* Data segment *
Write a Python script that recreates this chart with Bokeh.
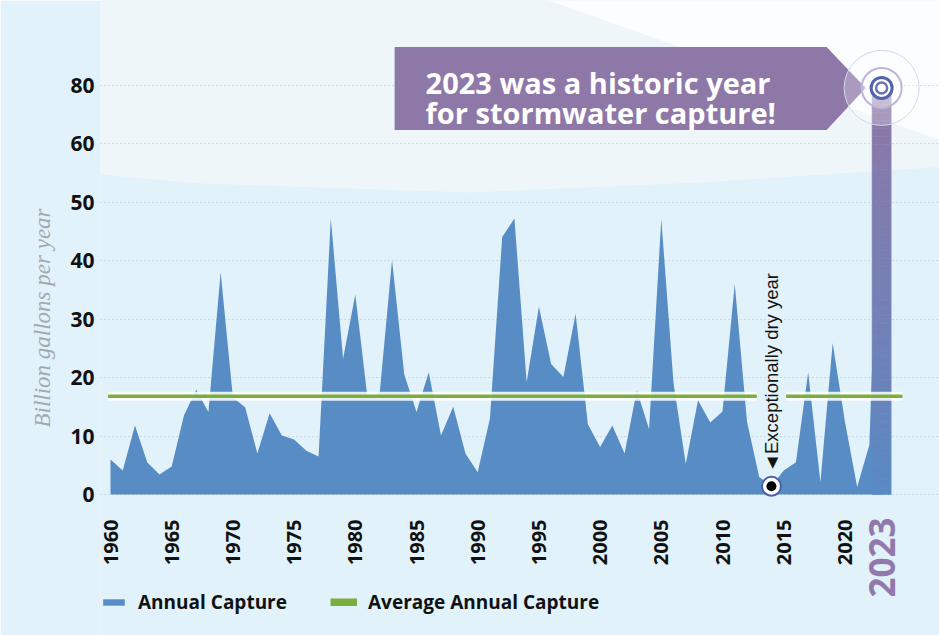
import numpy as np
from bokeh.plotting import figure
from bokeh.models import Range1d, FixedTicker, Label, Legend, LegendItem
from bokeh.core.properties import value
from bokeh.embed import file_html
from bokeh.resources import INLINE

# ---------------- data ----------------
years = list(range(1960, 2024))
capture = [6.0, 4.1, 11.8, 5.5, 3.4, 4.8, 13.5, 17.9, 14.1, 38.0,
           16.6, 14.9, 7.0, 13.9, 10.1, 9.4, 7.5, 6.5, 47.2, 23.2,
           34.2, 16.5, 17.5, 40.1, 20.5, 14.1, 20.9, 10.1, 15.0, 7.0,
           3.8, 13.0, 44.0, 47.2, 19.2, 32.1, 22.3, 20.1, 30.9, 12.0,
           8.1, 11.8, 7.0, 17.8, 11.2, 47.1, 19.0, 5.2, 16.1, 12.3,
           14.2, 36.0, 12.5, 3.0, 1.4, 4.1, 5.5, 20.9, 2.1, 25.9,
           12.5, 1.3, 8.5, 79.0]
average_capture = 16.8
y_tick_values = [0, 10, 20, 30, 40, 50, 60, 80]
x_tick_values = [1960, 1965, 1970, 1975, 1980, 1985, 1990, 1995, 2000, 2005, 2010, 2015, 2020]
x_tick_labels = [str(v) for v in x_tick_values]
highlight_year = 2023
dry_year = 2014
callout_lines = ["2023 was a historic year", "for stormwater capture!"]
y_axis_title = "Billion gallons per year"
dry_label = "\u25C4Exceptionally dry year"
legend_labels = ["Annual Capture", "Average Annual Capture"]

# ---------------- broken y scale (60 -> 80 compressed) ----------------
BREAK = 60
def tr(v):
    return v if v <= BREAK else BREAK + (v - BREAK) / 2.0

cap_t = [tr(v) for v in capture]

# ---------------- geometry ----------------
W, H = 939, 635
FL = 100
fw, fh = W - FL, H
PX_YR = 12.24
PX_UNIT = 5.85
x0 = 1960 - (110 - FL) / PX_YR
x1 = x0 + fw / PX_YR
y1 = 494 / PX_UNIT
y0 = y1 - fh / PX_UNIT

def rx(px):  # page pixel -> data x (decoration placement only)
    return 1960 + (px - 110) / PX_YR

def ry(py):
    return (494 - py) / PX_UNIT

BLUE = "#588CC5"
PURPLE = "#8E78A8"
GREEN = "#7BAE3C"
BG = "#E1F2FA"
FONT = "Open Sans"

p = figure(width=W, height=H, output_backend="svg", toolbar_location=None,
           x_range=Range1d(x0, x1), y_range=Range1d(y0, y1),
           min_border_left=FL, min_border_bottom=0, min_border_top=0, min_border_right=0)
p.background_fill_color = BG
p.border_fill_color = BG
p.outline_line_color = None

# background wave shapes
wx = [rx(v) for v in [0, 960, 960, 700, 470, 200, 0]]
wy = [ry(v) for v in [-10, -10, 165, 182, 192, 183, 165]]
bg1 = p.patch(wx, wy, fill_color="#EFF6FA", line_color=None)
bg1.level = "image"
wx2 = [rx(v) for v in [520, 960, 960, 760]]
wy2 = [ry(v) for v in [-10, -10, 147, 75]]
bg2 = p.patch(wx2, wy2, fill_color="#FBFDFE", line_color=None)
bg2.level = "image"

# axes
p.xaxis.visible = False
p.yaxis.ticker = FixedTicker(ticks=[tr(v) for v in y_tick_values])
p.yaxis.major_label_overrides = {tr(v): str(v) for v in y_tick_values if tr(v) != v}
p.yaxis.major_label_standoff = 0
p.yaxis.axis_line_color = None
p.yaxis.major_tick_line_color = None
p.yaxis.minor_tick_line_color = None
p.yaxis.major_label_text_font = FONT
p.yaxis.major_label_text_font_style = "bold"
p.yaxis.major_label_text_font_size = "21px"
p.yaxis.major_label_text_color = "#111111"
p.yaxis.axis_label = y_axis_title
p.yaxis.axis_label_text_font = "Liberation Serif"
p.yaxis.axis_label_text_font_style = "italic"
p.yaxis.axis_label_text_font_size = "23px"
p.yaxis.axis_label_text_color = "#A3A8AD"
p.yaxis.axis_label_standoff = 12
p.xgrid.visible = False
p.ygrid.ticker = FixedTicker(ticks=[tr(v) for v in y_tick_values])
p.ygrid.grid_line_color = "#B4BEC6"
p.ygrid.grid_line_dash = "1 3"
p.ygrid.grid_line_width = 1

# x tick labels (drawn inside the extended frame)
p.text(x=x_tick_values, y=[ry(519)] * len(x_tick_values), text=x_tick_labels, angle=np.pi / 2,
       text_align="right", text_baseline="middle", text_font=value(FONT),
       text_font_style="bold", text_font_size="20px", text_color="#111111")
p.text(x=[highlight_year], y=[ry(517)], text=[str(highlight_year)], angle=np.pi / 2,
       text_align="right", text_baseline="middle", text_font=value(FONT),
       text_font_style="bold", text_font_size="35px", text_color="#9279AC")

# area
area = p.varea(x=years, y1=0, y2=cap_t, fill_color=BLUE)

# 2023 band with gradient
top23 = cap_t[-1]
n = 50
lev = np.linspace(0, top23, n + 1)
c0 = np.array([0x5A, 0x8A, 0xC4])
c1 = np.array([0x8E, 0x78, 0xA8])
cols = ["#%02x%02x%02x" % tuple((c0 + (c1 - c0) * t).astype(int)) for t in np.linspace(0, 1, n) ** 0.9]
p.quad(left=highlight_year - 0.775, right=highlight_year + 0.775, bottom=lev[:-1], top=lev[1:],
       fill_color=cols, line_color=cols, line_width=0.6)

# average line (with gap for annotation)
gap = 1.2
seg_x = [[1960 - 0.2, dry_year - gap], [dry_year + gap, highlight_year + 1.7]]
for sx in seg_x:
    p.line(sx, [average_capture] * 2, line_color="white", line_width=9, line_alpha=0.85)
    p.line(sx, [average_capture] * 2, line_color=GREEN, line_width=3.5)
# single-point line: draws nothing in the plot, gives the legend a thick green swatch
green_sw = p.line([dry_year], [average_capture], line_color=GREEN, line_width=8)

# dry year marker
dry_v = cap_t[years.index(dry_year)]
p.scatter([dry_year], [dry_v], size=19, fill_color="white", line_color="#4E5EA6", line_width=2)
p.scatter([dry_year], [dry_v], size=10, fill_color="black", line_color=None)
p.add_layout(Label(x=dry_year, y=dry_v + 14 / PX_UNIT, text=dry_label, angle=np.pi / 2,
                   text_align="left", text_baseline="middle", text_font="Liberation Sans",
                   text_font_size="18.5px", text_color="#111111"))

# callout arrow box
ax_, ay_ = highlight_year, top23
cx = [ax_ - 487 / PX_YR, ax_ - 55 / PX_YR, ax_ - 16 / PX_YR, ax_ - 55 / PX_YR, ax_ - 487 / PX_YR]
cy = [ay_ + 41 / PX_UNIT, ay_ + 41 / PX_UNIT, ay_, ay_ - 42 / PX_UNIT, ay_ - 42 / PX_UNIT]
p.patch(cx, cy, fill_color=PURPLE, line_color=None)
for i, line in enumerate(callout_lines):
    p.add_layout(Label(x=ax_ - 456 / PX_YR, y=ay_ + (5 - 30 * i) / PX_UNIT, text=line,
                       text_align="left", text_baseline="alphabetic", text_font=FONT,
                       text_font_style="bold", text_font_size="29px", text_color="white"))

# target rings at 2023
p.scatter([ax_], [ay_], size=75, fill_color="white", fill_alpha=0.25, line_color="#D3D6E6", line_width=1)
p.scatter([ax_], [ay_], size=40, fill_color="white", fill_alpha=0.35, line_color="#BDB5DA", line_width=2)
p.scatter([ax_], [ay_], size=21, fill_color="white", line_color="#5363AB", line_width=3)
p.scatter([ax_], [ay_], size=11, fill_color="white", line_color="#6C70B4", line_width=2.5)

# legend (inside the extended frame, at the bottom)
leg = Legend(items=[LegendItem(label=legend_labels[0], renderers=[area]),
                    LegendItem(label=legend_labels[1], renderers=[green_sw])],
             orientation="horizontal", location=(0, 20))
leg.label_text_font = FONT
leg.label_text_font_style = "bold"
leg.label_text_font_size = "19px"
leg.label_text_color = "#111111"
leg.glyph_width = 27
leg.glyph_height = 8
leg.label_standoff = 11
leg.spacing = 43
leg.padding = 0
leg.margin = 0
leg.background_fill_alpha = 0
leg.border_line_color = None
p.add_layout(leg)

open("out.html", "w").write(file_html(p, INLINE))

* What the task asks *
Search the listing for the string "with". Copy each line where it turns up.

* Task result *
Write a Python script that recreates this chart with Bokeh.
# 2023 band with gradient
# average line (with gap for annotation)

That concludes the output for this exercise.